En sus pequeñas ventanas en forma de diamante había cristales multicolores. De manera que si uno miraba a través de un cristal azul el mundo parecía helado en trance lunar; a través de un cristal amarillo, todo parecía extremadamente alegre; mirando por el cristal rojo, el cielo era de color de rosa, y el follaje oscuro como el borgoña. Había algunos cristales rotos, con sus cortantes bordes unidos por telarañas. El interior del pabellón estaba pintado de blanco. Los veraneantes de las vecinas dachas que ilegalmente entraban en el parque de la finca habían escrito palabras a lápiz en las paredes y en la mesa plegable.

Un día, Mashenka y dos de sus amigas, bastante feúchas, también penetraron en el pabellón. Primeramente, Ganin las alcanzó en el sendero que avanzaba siguiendo el margen del río, y pasó tan cerca de ellas, con la bicicleta, que las amigas de Mashenka se apartaron dando gritos.

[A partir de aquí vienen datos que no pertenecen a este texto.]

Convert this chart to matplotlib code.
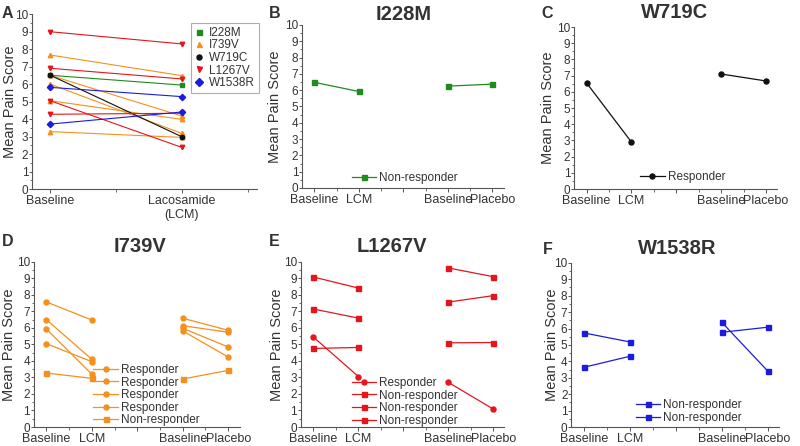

Casi rodeó el parque, y luego lo cruzó por la parte media. Por entre las hojas, desde lejos, vio cómo entraban en el pabellón. Dejó la bicicleta apoyada en el tronco de un árbol, y fue allá.

En voz lenta y ruda, dijo:

– Esto es propiedad privada. Incluso hay un cartel que lo dice, en la verja.

Nada contestó Mashenka, limitándose a mirarlo con rasgados ojos traviesos. Indicó con el dedo, Ganin, una de las medio borradas frases escritas a lápiz, y dijo:

– ¿Sois vosotras las que habéis escrito esto?

La frase decía: "El día tres de julio, Mashenka, Lida y Nina, aguardaron en este pabellón a que pasara una tormenta de rayos y truenos."

Las tres se echaron a reír, y él también rio. Se sentó en la mesa junto a la ventana, y se quedó allí balanceando las piernas. Con disgusto, advirtió que se había rasgado el negro calcetín, a la altura del tobillo. Bruscamente, Mashenka indicó el rosado orificio en la seda, y dijo:

– Mirad… ¡Ha salido el sol!

Hablaron de las tormentas con rayos y truenos, de los veraneantes de las dachas, del tifus que él acababa de pasar, del gracioso estudiante en el hospital militar y del concierto.